Nomadica 2015/ Calle de la Pietà
Tra la Pietà di Tiziano e l’ipotesi di una vertigine
«Oggi penso che fare un film che sia soltanto una rappresentazione del passato non abbia molto senso. E’ qualcosa di falso, di polveroso, il passato è passato e come tale ha cessato di esistere. Più che un racconto potrà essere una riflessione sull’esistenza e sulla funzione dell’arte, che non è altro in fondo che il desiderio di dominare il mondo, ma soprattutto di nominare il tempo». La voce ritornante di Mario Brenta non è un commento, potrebbe essere un leggerissimo contrappeso, o uno scivolamento, meglio ancora, qualcosa d’altro, un galleggiamento, una sospensione, una superficie. Un suono. È un incontro mancato con l’immagine, quella voce, una resa, sono parole che “dicono”, parole parlanti, solo il riflesso parziale di un racconto. Perché l’immagine è dentro e fuori il tempo, insieme, è una scissione, una catastrofe (mai) avvenuta, un luogo insicuro, qualcosa che scompare nella dialettica tra un’ecologia dello sguardo e la sua impossibilità, in uno schianto silenzioso, definitivo, immaginario.
Calle de la Pietà di Brenta e Karine de Villers (incontro cui seguiranno altri: Agnus Dei, del 2012, Corpo a Corpo del 2014, Black Light del 2015) allora, non può che essere, profondamente, che questo senso, una progressione necessariamente sbilenca, fluttuante, nella ricerca di un qualcosa che sia un oltre, nella ricerca di un “miracolo”, di un segreto, di una vita, l’ipotesi di una vertigine. È un canovaccio-flusso di immagini, di una loro scrittura, o forse riscrittura, una sovrapposizione dolente, fallimentare, all’assenza.
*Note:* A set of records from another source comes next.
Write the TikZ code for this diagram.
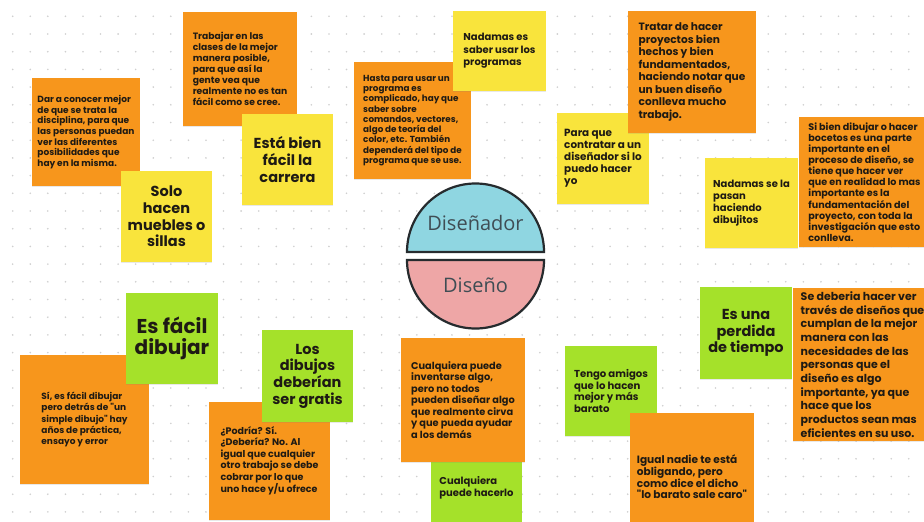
\documentclass[tikz,border=0pt]{standalone}
\usepackage{fontspec}
\setmainfont{Poppins}[Ligatures=TeXOff]
\newfontfamily\labelfont{Open Sans}
\usetikzlibrary{shadows}

\definecolor{noteorange}{HTML}{F7961C}
\definecolor{noteyellow}{HTML}{F9E43C}
\definecolor{notegreen}{HTML}{A5E12A}
\definecolor{notetext}{HTML}{1E1A14}
\definecolor{topcyan}{HTML}{8FD6E1}
\definecolor{botpink}{HTML}{EEA6A6}
\definecolor{domeline}{HTML}{262B2E}
\definecolor{domelabel}{HTML}{3F4D54}
\definecolor{griddot}{HTML}{CFCFCF}

\newcommand{\fs}[2]{\fontsize{#1}{#2}\selectfont}

\begin{document}
\begin{tikzpicture}[x=1pt, y=-1pt,
    note/.style={
        rectangle, inner sep=0pt, text=notetext, align=left,
        drop shadow={opacity=0.18, shadow xshift=0pt, shadow yshift=-1.2pt}
    },
    onote/.style={note, fill=noteorange},
    ynote/.style={note, fill=noteyellow},
    gnote/.style={note, fill=notegreen},
    bignote/.style={align=center, font=\bfseries\fs{14.5}{16.7}},
    half/.style={draw=domeline, line width=2.2pt},
    domelbl/.style={font=\labelfont\fs{20}{22}, text=domelabel}
]
\useasboundingbox (0,0) rectangle (924,522);
\clip (0,0) rectangle (924,522);
\fill[white] (0,0) rectangle (924,522);

% dotted board
\foreach \i in {0,...,52}
    \foreach \j in {0,...,29}
        \fill[griddot] (12.7+\i*17.57, 16.3+\j*17.7) circle (0.9pt);

% top left
\node[onote, minimum width=108pt, minimum height=108pt, font=\bfseries\fs{9}{10.7}] (dar) at (86,132)
    {Dar a conocer mejor\\de que se trata la\\disciplina, para que\\las personas puedan\\ver las diferentes\\posibilidades que\\hay en la misma.};
\node[ynote, bignote, minimum width=91pt, minimum height=91pt] (solo) at (166.5,216.5)
    {Solo\\hacen\\muebles o\\sillas};
\node[onote, minimum width=114pt, minimum height=114pt, font=\bfseries\fs{9.2}{11.1}] (trabajar) at (240,69)
    {Trabajar en las\\clases de la mejor\\manera posible,\\para que así la\\gente vea que\\realmente no es tan\\fácil como se cree.};
\node[ynote, bignote, minimum width=91pt, minimum height=91pt] (esta) at (287.5,159.5)
    {Está bien\\fácil la\\carrera};

% top middle
\node[onote, minimum width=117pt, minimum height=117pt, font=\bfseries\fs{8.8}{10.3}] (hasta) at (412.5,120.5)
    {Hasta para usar un\\programa es\\complicado, hay que\\saber sobre\\comandos, vectores,\\algo de teoría del\\color, etc. También\\dependerá del tipo de\\programa que se use.};
\node[ynote, minimum width=93pt, minimum height=80pt, font=\bfseries\fs{10}{12.5}] (nadamasprog) at (499.5,51)
    {Nadamas es\\saber usar los\\programas};

% top right
\node[ynote, minimum width=92pt, minimum height=91pt, font=\bfseries\fs{10.4}{11.9}] (paraque) at (603,158.5)
    {Para que\\contratar a un\\diseñador si lo\\puedo hacer\\yo};
\node[onote, minimum width=128pt, minimum height=122pt, font=\bfseries\fs{10.6}{12.5}] (tratar) at (692,72)
    {Tratar de hacer\\proyectos bien\\hechos y bien\\fundamentados,\\haciendo notar que\\un buen diseño\\conlleva mucho\\trabajo.};
\node[ynote, minimum width=93pt, minimum height=90pt, font=\bfseries\fs{10}{12.2}] (dibujitos) at (751.5,203)
    {Nadamas se la\\pasan\\haciendo\\dibujitos};
\node[onote, minimum width=131pt, minimum height=130pt, font=\bfseries\fs{9.6}{11.1}] (sibien) at (864.5,182)
    {Si bien dibujar o hacer\\bocetos es una parte\\importante en el\\proceso de diseño, se\\tiene que hacer ver\\que en realidad lo mas\\importante es la\\fundamentación del\\proyecto, con toda la\\investigación que esto\\conlleva.};

% bottom left
\node[onote, minimum width=129pt, minimum height=129pt, font=\bfseries\fs{9}{11.2}] (sies) at (84.5,419.5)
    {Sí, es fácil dibujar\\pero detrás de "un\\simple dibujo" hay\\años de práctica,\\ensayo y error};
\node[gnote, align=center, minimum width=92pt, minimum height=91pt, font=\bfseries\fs{20}{21.7}] (esfacil) at (172,338.5)
    {Es fácil\\dibujar};
\node[onote, minimum width=121pt, minimum height=118pt, font=\bfseries\fs{9.5}{11.5}] (podria) at (269.5,461)
    {¿Podría? Sí.\\¿Debería? No. Al\\igual que cualquier\\otro trabajo se debe\\cobrar por lo que\\uno hace y/u ofrece};
\node[gnote, bignote, minimum width=91pt, minimum height=92pt] (gratis) at (307.5,376)
    {Los\\dibujos\\deberían\\ser gratis};

% bottom middle
\node[gnote, minimum width=91pt, minimum height=96pt, font=\bfseries\fs{10}{12.3}] (hacerlo) at (476.5,488)
    {Cualquiera\\puede hacerlo};
\node[onote, minimum width=124pt, minimum height=124pt, font=\bfseries\fs{9.8}{11.5}] (inventar) at (463,400)
    {Cualquiera puede\\inventarse algo,\\pero no todos\\pueden diseñar algo\\que realmente cirva\\y que pueda ayudar\\a los demás};

% bottom right
\node[gnote, minimum width=92pt, minimum height=90pt, font=\bfseries\fs{10.1}{11.8}] (amigos) at (611,391)
    {Tengo amigos\\que lo hacen\\mejor y más\\barato};
\node[onote, minimum width=124pt, minimum height=128pt, font=\bfseries\fs{10.6}{11.7}] (barato) at (692,477)
    {Igual nadie te está\\obligando, pero\\como dice el dicho\\"lo barato sale caro"};
\node[gnote, bignote, minimum width=92pt, minimum height=92pt] (perdida) at (746,333)
    {Es una\\perdida\\de tiempo};
\node[onote, minimum width=139pt, minimum height=153pt, font=\bfseries\fs{11}{13.7}] (sedeberia) at (862.5,364.5)
    {Se deberia hacer ver\\través de diseños que\\cumplan de la mejor\\manera con las\\necesidades de las\\personas que el\\diseño es algo\\importante, ya que\\hace que los\\productos sean mas\\eficientes en su uso.};

% centre
\draw[half, fill=topcyan] (407,252) arc (180:0:68.5pt) -- cycle;
\draw[half, fill=botpink] (407,260) arc (180:360:68.5pt) -- cycle;
\node[domelbl] (disenador) at (475.5,223) {Diseñador};
\node[domelbl] (diseno) at (475.5,285) {Diseño};

\end{tikzpicture}
\end{document}
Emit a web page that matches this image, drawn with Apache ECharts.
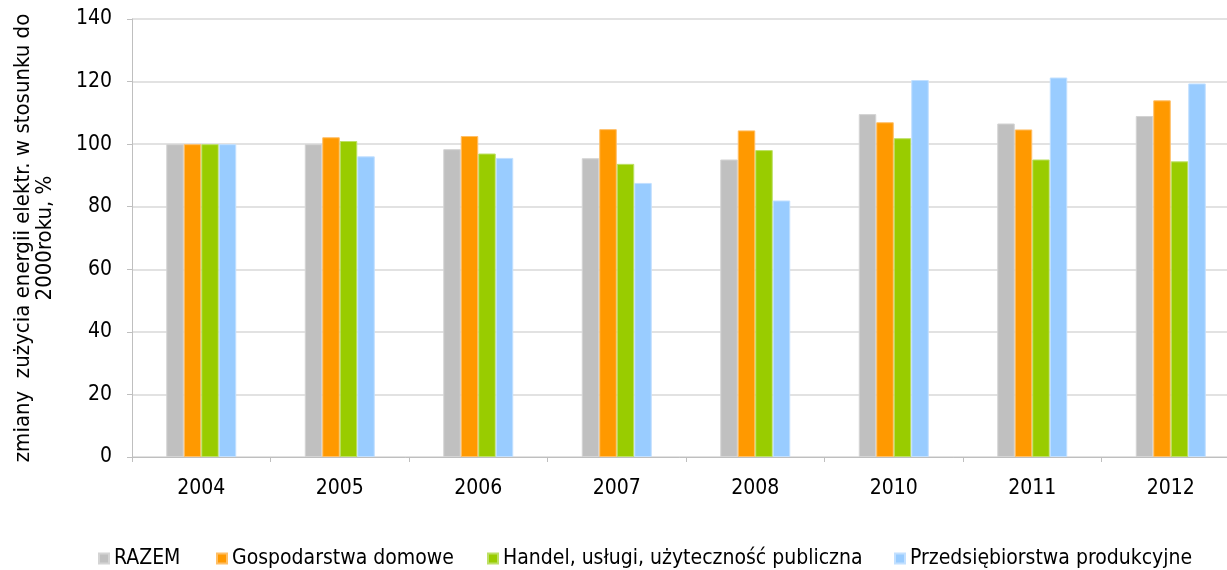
<!DOCTYPE html>
<html>
<head>
<meta charset="utf-8">
<script src="https://cdn.jsdelivr.net/npm/echarts@6/dist/echarts.min.js"></script>
<style>
html,body{margin:0;padding:0;background:#fff;}
#chart{width:1227px;height:570px;}
</style>
</head>
<body>
<div id="chart"></div>
<script>
const categories = ['2004','2005','2006','2007','2008','2010','2011','2012'];
const razem = [100, 100, 98.4, 95.5, 95.1, 109.6, 106.6, 109.0];
const gospodarstwa = [100, 102.2, 102.6, 104.8, 104.4, 107.0, 104.7, 114.0];
const handel = [100, 101.0, 97.0, 93.7, 98.1, 101.9, 95.1, 94.5];
const przedsiebiorstwa = [100, 96.1, 95.6, 87.6, 82.0, 120.5, 121.3, 119.4];
const seriesNames = ['RAZEM','Gospodarstwa domowe','Handel, usługi, użyteczność publiczna','Przedsiębiorstwa produkcyjne'];
const yTicks = [0,20,40,60,80,100,120,140];

const FONT = 'DejaVu Sans Condensed';
const colors = ['#c0c0c0','#ff9900','#99cc00','#99ccff'];
const borders = ['#d4d4d4','#ffbf66','#bde066','#c2e0ff'];
const dataSets = [razem, gospodarstwa, handel, przedsiebiorstwa];
const legendLefts = [98, 216, 487, 894];

const chart = echarts.init(document.getElementById('chart'));
chart.setOption({
  animation: false,
  color: colors,
  textStyle: {fontFamily: FONT},
  grid: {left: 132, right: -13, top: 19, bottom: 113, containLabel: false, outerBoundsMode: 'none'},
  legend: seriesNames.map((n, i) => ({
    left: legendLefts[i], top: 548, padding: 0,
    itemWidth: 10, itemHeight: 10,
    icon: 'rect',
    textStyle: {fontFamily: FONT, fontSize: 21, color: '#000'},
    data: [n]
  })),
  xAxis: {
    type: 'category',
    data: categories,
    axisLine: {lineStyle: {color: '#bfbfbf', width: 1}},
    axisTick: {show: true, length: 5, lineStyle: {color: '#bfbfbf'}},
    axisLabel: {fontFamily: FONT, fontSize: 21, color: '#000', margin: 21}
  },
  yAxis: {
    type: 'value',
    min: yTicks[0], max: yTicks[yTicks.length-1], interval: 20,
    name: 'zmiany  zużycia energii elektr. w stosunku do\n2000roku, %',
    nameLocation: 'middle',
    nameRotate: 90,
    nameGap: 76,
    nameTextStyle: {fontFamily: FONT, fontSize: 22, color: '#000', lineHeight: 22, align: 'center'},
    axisLine: {show: true, lineStyle: {color: '#bfbfbf', width: 1}},
    axisTick: {show: true, length: 5, lineStyle: {color: '#bfbfbf'}},
    axisLabel: {fontFamily: FONT, fontSize: 21, color: '#000', margin: 20},
    splitLine: {lineStyle: {color: '#d9d9d9', width: 1.5}}
  },
  series: seriesNames.map((n, i) => ({
    name: n,
    type: 'bar',
    data: dataSets[i],
    barWidth: 17.5,
    barGap: '0%',
    itemStyle: {color: colors[i], borderColor: borders[i], borderWidth: 1}
  }))
});
</script>
</body>
</html>
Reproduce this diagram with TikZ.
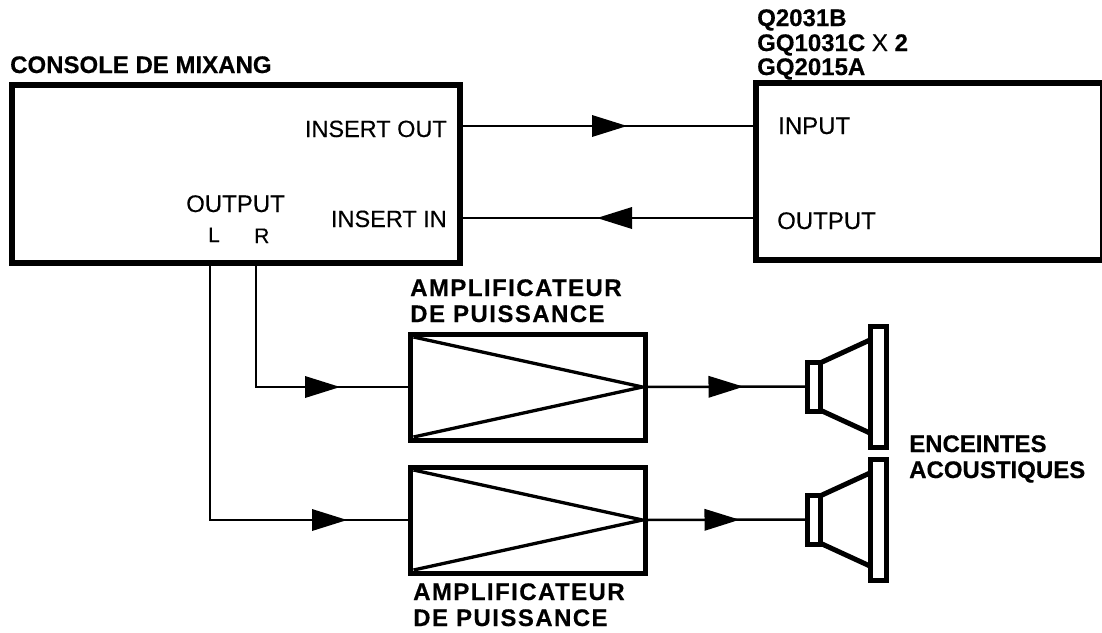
\documentclass[tikz,border=0pt]{standalone}
\usepackage{fontspec}
\setmainfont{Liberation Sans}[FakeBold=0.25,BoldFont={Liberation Sans Bold},BoldFeatures={FakeBold=0.4}]
\newfontfamily\spacedbf{Liberation Sans}[LetterSpace=6,BoldFont={Liberation Sans Bold},BoldFeatures={FakeBold=0.4}]
\usetikzlibrary{arrows.meta,decorations.markings}
\tikzset{
  boxthick/.style={draw,line width=6pt,inner sep=0pt,outer sep=0pt,anchor=north west},
  ampbox/.style={boxthick,line width=5pt,minimum width=235pt,minimum height=106pt},
  spkbox/.style={boxthick,line width=5pt,anchor=west},
  lab/.style={inner sep=0pt,anchor=base west,font=\fontsize{24}{26}\selectfont},
  labr/.style={lab,anchor=base east,font=\fontsize{23.5}{26}\selectfont},
  labs/.style={lab,font=\fontsize{21}{22}\selectfont},
  blab/.style={lab,font=\fontsize{24}{26}\selectfont\bfseries},
  amplab/.style={lab,font=\fontsize{24}{26}\spacedbf\bfseries},
  wire/.style={line width=2.5pt},
  midarrow/.style={postaction={decorate,decoration={markings,mark=at position #1 with {\arrow{Triangle[length=35pt,width=22pt,line width=0pt]}}}}}
}
\begin{document}
\begin{tikzpicture}[x=1pt,y=-1pt,line join=miter]
\useasboundingbox (0,0) rectangle (1102,632);
% --- mixing console and effect unit
\node[boxthick,minimum width=448pt,minimum height=178pt] (console) at (12,85) {};
\node[boxthick,minimum width=347pt,minimum height=177pt] (effect) at (756,83) {};
\node[blab] (consolelab) at (10,73) {CONSOLE DE MIXANG};
\node[labr] (insout) at (447,137) {INSERT OUT};
\node[labr] (insin) at (447,227) {INSERT IN};
\node[lab] (outlab) at (186,212) {OUTPUT};
\node[labs] (llab) at (208,242) {L};
\node[labs] (rlab) at (254,243) {R};
\node[lab] (inlab) at (778,134) {INPUT};
\node[lab] (outlabb) at (777,229) {OUTPUT};
\node[blab] (modela) at (757,26) {Q2031B};
\node[blab] (modelb) at (757,51) {GQ1031C {\mdseries X} 2};
\node[blab] (modelc) at (757,75) {GQ2015A};
% --- power amps
\node[ampbox] (ampa) at (410.5,334) {};
\node[ampbox] (ampb) at (410.5,467) {};
\node[amplab] (ampalab) at (410,296) {AMPLIFICATEUR};
\node[amplab] (ampalabb) at (410,322) {DE PUISSANCE};
\node[amplab] (ampblab) at (413,600) {AMPLIFICATEUR};
\node[amplab] (ampblabb) at (413,626) {DE PUISSANCE};
\coordinate (tipa) at ([xshift=-3pt]ampa.east);
\coordinate (tipb) at ([xshift=-3pt]ampb.east);
\draw[line width=3.3pt] ([shift={(3,3)}]ampa.north west) -- (tipa) -- ([shift={(3,-3)}]ampa.south west);
\draw[line width=3.3pt] ([shift={(3,3)}]ampb.north west) -- (tipb) -- ([shift={(3,-3)}]ampb.south west);
% --- speakers
\foreach \nm/\yc in {spka/386.5,spkb/519.5}{
  \node[spkbox,minimum width=13pt,minimum height=49pt] (\nm) at (807.5,\yc) {};
  \node[spkbox,minimum width=16pt,minimum height=121pt] (\nm plate) at (870.5,\yc) {};
  \draw[line width=5pt] (821,\yc-24) -- (871,\yc-47);
  \draw[line width=5pt] (821,\yc+24) -- (871,\yc+47);
}
\node[blab] (enclab) at (909,452) {ENCEINTES};
\node[blab] (enclabb) at (909,478) {ACOUSTIQUES};
% --- wires
\coordinate (outport) at (460,126);
\coordinate (inport) at (460,218);
\coordinate (lport) at (210,263);
\coordinate (rport) at (256,263);
\draw[wire,midarrow=167pt] (outport) -- (effect.west |- outport);
\draw[wire,midarrow=159pt] (effect.west |- inport) -- (inport);
\draw[wire,midarrow=208pt] (rport) |- (ampa.west);
\draw[wire,midarrow=394pt] (lport) |- (ampb.west);
\draw[wire,midarrow=98pt] (ampa.east) -- (spka.west);
\draw[wire,midarrow=94pt] (ampb.east) -- (spkb.west);
\end{tikzpicture}
\end{document}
Venezia, oggi, dentro ci sono le ultime ore di Tiziano nell’agosto 1576 da un mattino a quello successivo, non è un cortocircuito ma un’effrazione lievissima, reale, fantastica. Una bottega, mani al lavoro, le dita al posto dei pennelli, gli occhi votati a cecità, l’ultimo quadro, la Pietà, che rimarrà incompiuto, ex voto contro la peste che stava inghiottendo la città. Una donna, perché «in questa storia di morte – è la voce di Brenta, ancora – c’era però bisogno di qualcosa di vivo. Tiziano sta per morire ma accanto a lui c’è ancora la vita. E questa vita è rappresentata da una donna, un bel corpo di donna, quanto di più attraente si possa desiderare. In fondo la pittura è un’arte concreta, carnale. E questa donna fa parte della concretezza e della carnalità del mondo. È nel tempo, fa avanzare il tempo ma non lo può fermare. Perché è… il tempo».
La vita è una donna, ma è anche un fantasma, è nelle tracce, segni, di un luogo fantasma, dove l’essere umano quasi non si vede, non esiste, è un dettaglio, parziale, fugace figura, tra cani, gabbiani, pesci... Calle de la Pietà è un sentimento, dunque, un sentire smarrito in una memoria sfiancata, provata, dimenticata, immobile nella pietra o scritta su una parete sull’isola di Lazzaretto Nuovo, ricovero di appestati, immagine fantasmatica, ancora, un’ immagine evanescente, una soglia. È qualcosa che chiede allo sguardo dello spettatore, il film di Brenta e de Villers. Non chiede partecipazione, vicinanza, ma uno spazio, un momento, una stasi, opera che vive della sue stesse impossibilità, delle tracce che insegue e che registra, disperde. Un viaggio, un approdo, una fuga, un film reale e irreale, un bagliore ipnagogico che si sostanzia e poi si ritrae, che si fa cinema e sua negazione. Che cerca disperatamente la vita, infine, sempre. È La geografia straniante e materica, acquatica, del desiderio, di un mistero.